As Eli and Kelly make the most of their new self-contained home, they discover ways to enjoy their preferred camping style before RV living. “We dry camped (or boondocked) as much as possible,” says Kelly. The only time we used full hookups was when we desperately needed showers. Or, when our house batteries were too low to operate normal coach systems. We much preferred the open country, the solitude, the adventure. Though we did rely heavily on National Park campgrounds, as they usually had dump stations and water, were quite affordable, and put us smack dab in the middle of some of our country’s most beautiful places.”
Exposing the Good, the Bad and the Beautiful
Life on the road wasn’t always easy, as they soon discovered. Adapting to life in a small space had unanticipated challenges, and mechanical issues grew daunting for the novices. Experienced RVers will appreciate when the Pykes almost burned out their brakes on California Highway 1. Or when a wintertime black tank catastrophe made an awful mess. Overall, the film doesn’t shy away from exposing the downside of full-time RV living.
“Over the course of one year, we had problems with electrical, plumbing, AC, generator, fan belt in the engine, rust on the steps, awning replacement, new set of tires, full rear brake replacements, water pump, frozen pipes…I could go on, really,” says Eli. “I sure learned a lot both about RV maintenance, but also about ingenuity and self-study, as most often the repairs happened in the middle of nowhere with no RV mechanic to lean on.”

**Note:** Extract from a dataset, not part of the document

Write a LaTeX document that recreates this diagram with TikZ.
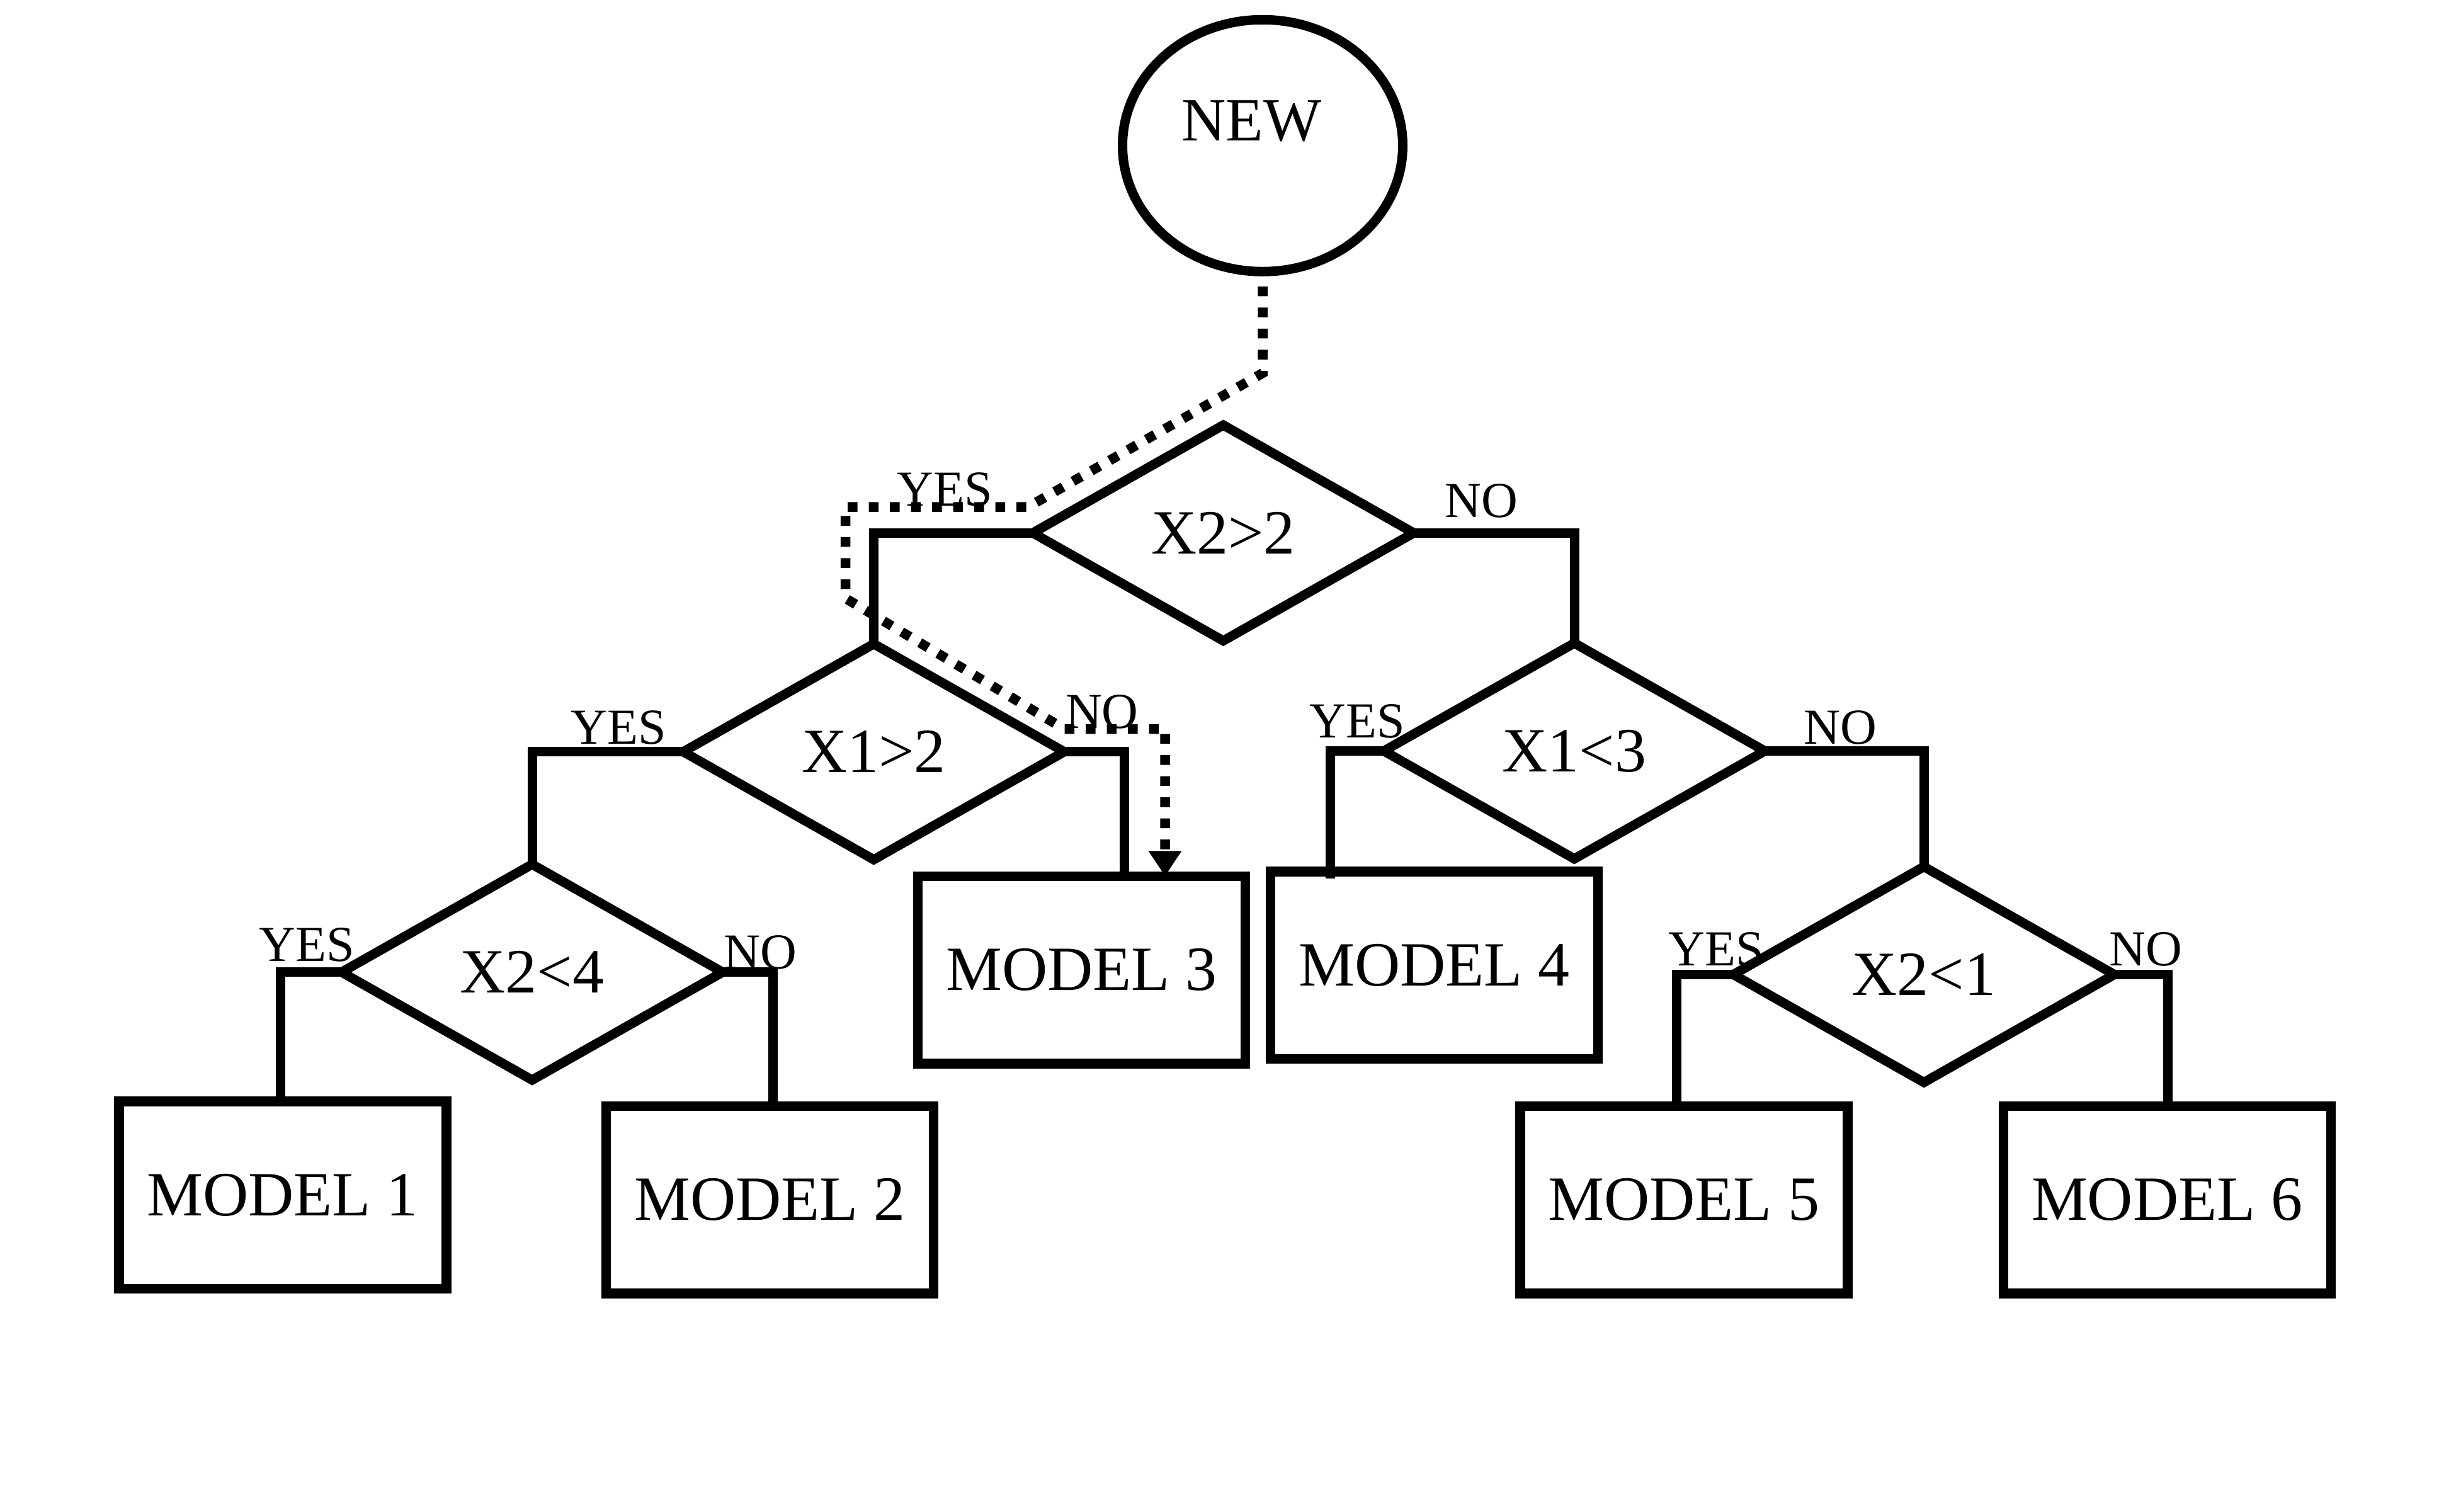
\documentclass[tikz,border=0pt]{standalone}
\usepackage{fontspec}
\setmainfont{Liberation Serif}
\usetikzlibrary{shapes.geometric,arrows.meta}
\begin{document}
\begin{tikzpicture}[x=0.5pt,y=-0.5pt,
  conn/.style={line width=3pt, line join=miter},
  dotpath/.style={line width=3.1pt, dash pattern=on 3.1pt off 3.6pt, dash phase=2pt},
  dec/.style={diamond, draw, line width=3pt, aspect=1.77, minimum width=121pt,
    minimum height=68.5pt, inner sep=0pt, outer sep=0pt,
    font=\fontsize{20}{24}\selectfont},
  model/.style={rectangle, draw, line width=3.1pt, minimum width=104pt,
    minimum height=59.5pt, inner sep=0pt, outer sep=0pt,
    font=\fontsize{20}{24}\selectfont},
  startc/.style={ellipse, draw, line width=3pt, minimum width=89pt,
    minimum height=80pt, inner sep=0pt, outer sep=0pt},
  txt/.style={inner sep=0pt, font=\fontsize{19.5}{23}\selectfont},
  lab/.style={inner sep=0pt, font=\fontsize{16}{19}\selectfont}]
\useasboundingbox (0,0) rectangle (1560,960);

% start
\node[startc] (new) at (802,92.5) {};
\node[txt] (newtxt) at (795,77) {NEW};

% decisions
\node[dec] (d1) at (777,338.5) {X2>2};
\node[dec] (d2) at (555,477.5) {X1>2};
\node[dec] (d3) at (1000,477) {X1<3};
\node[dec] (d4) at (338,617.5) {X2<4};
\node[dec] (d5) at (1222,619) {X2<1};

% models
\node[model] (m1) at (179.5,759) {MODEL 1};
\node[model] (m2) at (489,762) {MODEL 2};
\node[model] (m3) at (687,616) {MODEL 3};
\node[model] (m4) at (911,613) {MODEL 4};
\node[model] (m5) at (1069.5,762) {MODEL 5};
\node[model] (m6) at (1376.5,762) {MODEL 6};

% connectors
\draw[conn] (d1.west) -| (d2.north);
\draw[conn] (d1.east) -| (d3.north);
\draw[conn] (d2.west) -| (d4.north);
\coordinate (c3) at (714,556);
\draw[conn] (d2.east) -| (c3);
\coordinate (c4) at (845,558);
\draw[conn] (d3.west) -| (c4);
\draw[conn] (d3.east) -| (d5.north);
\coordinate (c1) at (178,699);
\draw[conn] (d4.west) -| (c1);
\coordinate (c2) at (491,703);
\draw[conn] (d4.east) -| (c2);
\coordinate (c5) at (1065,703);
\draw[conn] (d5.west) -| (c5);
\coordinate (c6) at (1377,703);
\draw[conn] (d5.east) -| (c6);

% highlighted path
\coordinate (b1) at (802,237);
\coordinate (b2) at (653,322);
\coordinate (b3) at (537,322);
\coordinate (b4) at (537,380);
\coordinate (b5) at (676,463);
\coordinate (b6) at (740,463);
\draw[dotpath, -{Triangle[length=8pt,width=10pt]}]
  (new.south) -- (b1) -- (b2) -- (b3) -- (b4) -- (b5) -- (b6) -- (b6 |- m3.north);

% labels
\node[lab] (y1) at (600,311) {YES};
\node[lab] (n1) at (941,318) {NO};
\node[lab] (y2) at (393,462) {YES};
\node[lab] (n2) at (700,452) {NO};
\node[lab] (y3) at (862,458) {YES};
\node[lab] (n3) at (1169,462) {NO};
\node[lab] (y4) at (195,600) {YES};
\node[lab] (n4) at (483,605) {NO};
\node[lab] (y5) at (1090,603) {YES};
\node[lab] (n5) at (1363,603) {NO};
\end{tikzpicture}
\end{document}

In-between their favorite spots like Banff National Park and Joshua Tree National Park in California, Eli continued working. His role as a freelance video production editor put fuel in the tank and food on the table.
“Instead of flying somewhere next month (for a new assignment), we’d just take a month to drive there as a family. We’d park in the parking lot of the client overnight (with permission of course), and do the shoot,” he says. “Then I’d take the footage on the road again and send deliverables remotely.”
But even the best-laid plans had curveballs. Eli dealt with the usual challenges faced by working full-time RVers, such as poor Internet connectivity. “We used a Verizon USB hotspot, and whenever we had LTE it worked great, which was about 10% of the time,” he explains. “Otherwise, we’d go ‘off the grid’ for about a week at a time, and I’d edit various video projects for my clients. Then when we got back into town, I’d either rely on the LTE service, or I’d happily patronize the nearest Starbucks.”
Home is Where You Park It
As the miles racked up on their Bounder’s odometer, Eli and Kelly reached inward to overcome obstacles in life, love and on the road. Along the way, they realized that watching their son embrace nature made it easier to put aside temporary difficulties. One visit to Joshua Tree was especially memorable.
“We saw it through our son’s eyes: he saw a Roadrunner bird, he rock-climbed for the first time, he heard coyotes howling in the distance, we had campfires, we met some wonderful people. And he got a Junior Ranger badge there,” says Kelly.
While young Dakota learns to enjoy the outdoors, Kelly and Eli embrace Mother Nature’s miracles. They also reconcile their marriage in unexpected ways. By the end of their first feature film, they are refreshed and ready for whatever the future brings.
The Far Green Country is available free on Amazon Prime video.